There was also another obstacle in the way of Clemenceau’s acceptance of the Premiership. The relations between himself and M. Poincaré, the President of the Republic, had been anything but good. M. Clemenceau had energetically championed the claim of M. Pams for the Presidency. M. Pams had been, in fact, M. Clemenceau’s candidate, as MM. Sadi-Carnot, Loubet and Fallières had been before him. This time he did not win. The fight was fierce, the personal animosity between the parties very keen, and M. Poincaré’s victory was asserted to have been achieved by intrigue of a doubtful character. The war had called a truce to individual rancour, and the union sacrée was supposed to inspire all hearts. Still it was by no means certain that trouble would not come from that quarter. A President of Council with a hostile President of the Republic over against him must find the difficulty of the post at such a time immensely increased.
Then there were the Socialists to consider. True, they had taken office in the Cabinet of M. Briand, whose policy towards strikers of anarchist methods had been even more stern than that of M. Clemenceau. But they regarded Clemenceau as an unforgivable enemy. The calling in of the military at Courrières, at Narbonne, Montpellier and St. Béziers had never been forgotten. Clemenceau for them was the Tiger crossed with the Kalmuck. It was far more important, the French Socialists apparently thought, to hamper Clemenceau and prevent him from forming an administration than it was to beat the German armies and clear France of the Boches. Such, at any rate, was the opinion of a minority, which afterwards became the majority, of the party. Therefore, even Socialists who thoroughly sympathised with Clemenceau in his policy towards Germany, and had previously taken part in a Cabinet pledged to carry on the war “jusqu’au bout,” would have nothing to do with a Clemenceau Administration. The upshot of these fatuous, anti-patriotic and anti-Socialist tactics on their part will be seen later. Yet the knowledge that the Socialists as a whole would give him at best a lukewarm support, and at worst would vigorously oppose him, was not an encouraging factor in the general calculation of what might occur.

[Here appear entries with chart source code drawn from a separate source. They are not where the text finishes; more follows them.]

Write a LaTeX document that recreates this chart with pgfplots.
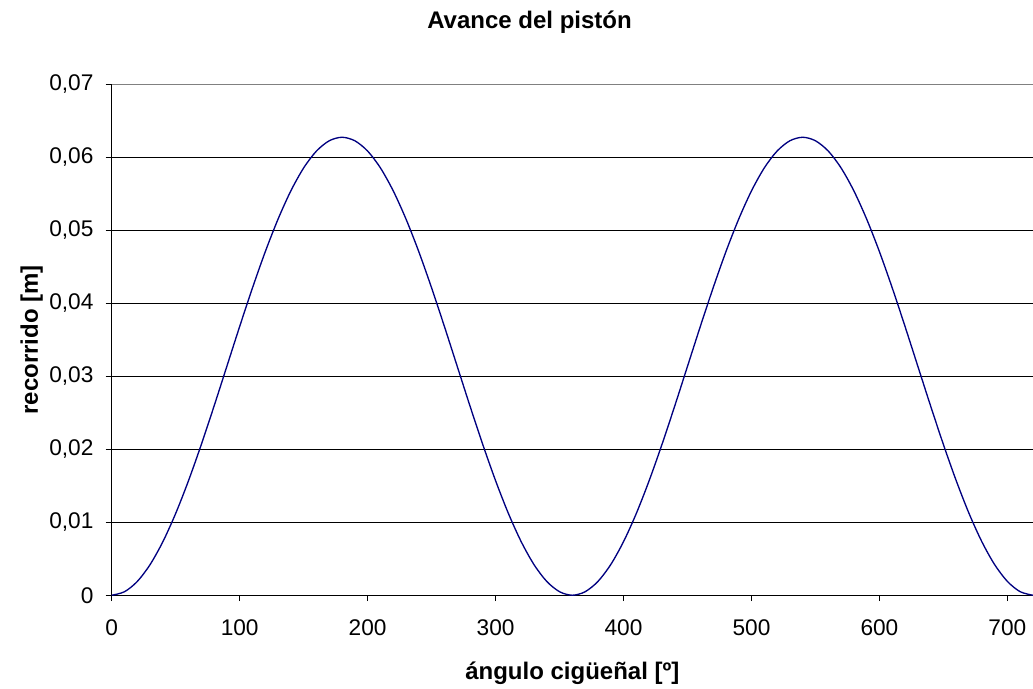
\documentclass[border=0pt]{standalone}
\usepackage{fontspec}
\setmainfont{Liberation Sans}
\usepackage{pgfplots}
\pgfplotsset{compat=1.18}
\definecolor{curve}{RGB}{0,0,128}
\begin{document}
\begin{tikzpicture}
\begin{axis}[
  scale only axis,
  width=691pt, height=383.25pt,
  xmin=0, xmax=720, ymin=0, ymax=0.07,
  axis lines=left,
  axis line style={-, black, line width=0.75pt},
  xtick={0,100,...,700},
  ytick={0,0.01,0.02,0.03,0.04,0.05,0.06,0.07},
  yticklabels={0,{0,01},{0,02},{0,03},{0,04},{0,05},{0,06},{0,07}},
  scaled y ticks=false,
  /pgf/number format/assume math mode=true,
  tick align=outside,
  major tick length=4.5pt,
  tick style={black, line width=0.75pt},
  ymajorgrids,
  major grid style={black, line width=0.75pt},
  ticklabel style={font=\fontsize{17}{20}\selectfont},
  xticklabel style={inner sep=0pt, anchor=north, yshift=-14pt},
  yticklabel style={inner sep=0pt, anchor=east, xshift=-9pt},
  every axis title/.style={font=\bfseries\fontsize{18}{21}\selectfont, inner sep=0pt, anchor=base,
    at={([yshift=41.5pt]axis description cs:0.4535,1)}},
  title={Avance del pistón},
  xlabel={\textbf{ángulo cigüeñal [º]}},
  xlabel style={font=\fontsize{18}{21}\selectfont, inner sep=0pt, anchor=base,
    at={([yshift=-63.5pt]axis description cs:0.5,0)}},
  ylabel={\textbf{recorrido [m]}},
  ylabel style={font=\fontsize{18}{21}\selectfont, inner sep=0pt, anchor=base, rotate=0,
    at={([xshift=-55.3pt]axis description cs:0,0.5)}},
  clip=false,
]
\addplot[curve, line width=1pt, smooth, tension=0.5] coordinates {
(0,0) (10,0.00048) (20,0.00189) (30,0.00420) (40,0.00734) (50,0.01121)
(60,0.01569) (70,0.02064) (80,0.02592) (90,0.03137) (100,0.03682)
(110,0.04210) (120,0.04706) (130,0.05153) (140,0.05540) (150,0.05854)
(160,0.06085) (170,0.06226) (180,0.06274) (190,0.06226) (200,0.06085)
(210,0.05854) (220,0.05540) (230,0.05153) (240,0.04706) (250,0.04210)
(260,0.03682) (270,0.03137) (280,0.02592) (290,0.02064) (300,0.01569)
(310,0.01121) (320,0.00734) (330,0.00420) (340,0.00189) (350,0.00048)
(360,0) (370,0.00048) (380,0.00189) (390,0.00420) (400,0.00734)
(410,0.01121) (420,0.01569) (430,0.02064) (440,0.02592) (450,0.03137)
(460,0.03682) (470,0.04210) (480,0.04706) (490,0.05153) (500,0.05540)
(510,0.05854) (520,0.06085) (530,0.06226) (540,0.06274) (550,0.06226)
(560,0.06085) (570,0.05854) (580,0.05540) (590,0.05153) (600,0.04706)
(610,0.04210) (620,0.03682) (630,0.03137) (640,0.02592) (650,0.02064)
(660,0.01569) (670,0.01121) (680,0.00734) (690,0.00420) (700,0.00189)
(710,0.00048) (720,0)
};
\draw[gray, line width=0.75pt] (rel axis cs:0,1) -- (rel axis cs:1,1);
\end{axis}
\pgfresetboundingbox
\path (-83.8pt,-70.3pt) rectangle (691pt,446.45pt);
\end{tikzpicture}
\end{document}
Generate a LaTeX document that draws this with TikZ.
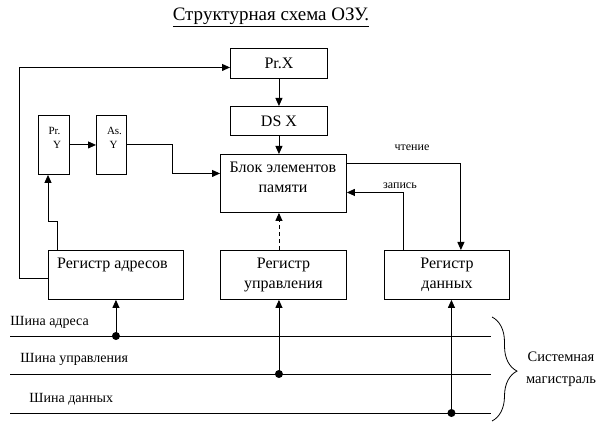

Neither could high finance be relied upon. The great bankers, great brokers, and great money institutions as a whole, were heartily sick of the war. They wanted peace with Germany on almost any terms, if only they could get back to business and begin to recoup their losses during more than three years of war. Nor, apart from downright treachery of which he held positive proof, could the proposed new Premier close his eyes to the fact that German influence had so subtly and thoroughly pervaded the French money market that many Frenchmen were still looking at the economic problems of France through spectacles made and tinted in Germany.
There was consequently a combination possible which might drive Clemenceau headlong out of office at any moment, if he entered upon his second attempt to control French affairs at such a desperately critical stage of the war.
But the formidable old Radical leader did not hesitate. Sceptic as he might be in all else, one entity he did believe in: the unshakable greatness of France: one Frenchman he could rely upon—himself.
[CHAPTER XIX]
THE ENEMY WITHIN
During the whole of the war, as for many years before the Germans began their great campaign of aggression, every country with which the Fatherland might in any way be concerned was permeated with German agents and German spies. Great Britain was one of the nations specially favoured in this respect. The ramifications of their systematic interpenetration of the social, political, financial, commercial and even journalistic departments of our public life have never yet been fully exposed; nor, certainly, have the very important personages who conducted this sinister propaganda been dealt with. Even when the Defence of the Realm Act is ended and the Censorship is abrogated, it is doubtful if the full truth will ever be generally known, so powerful are the influences directly interested in its suppression.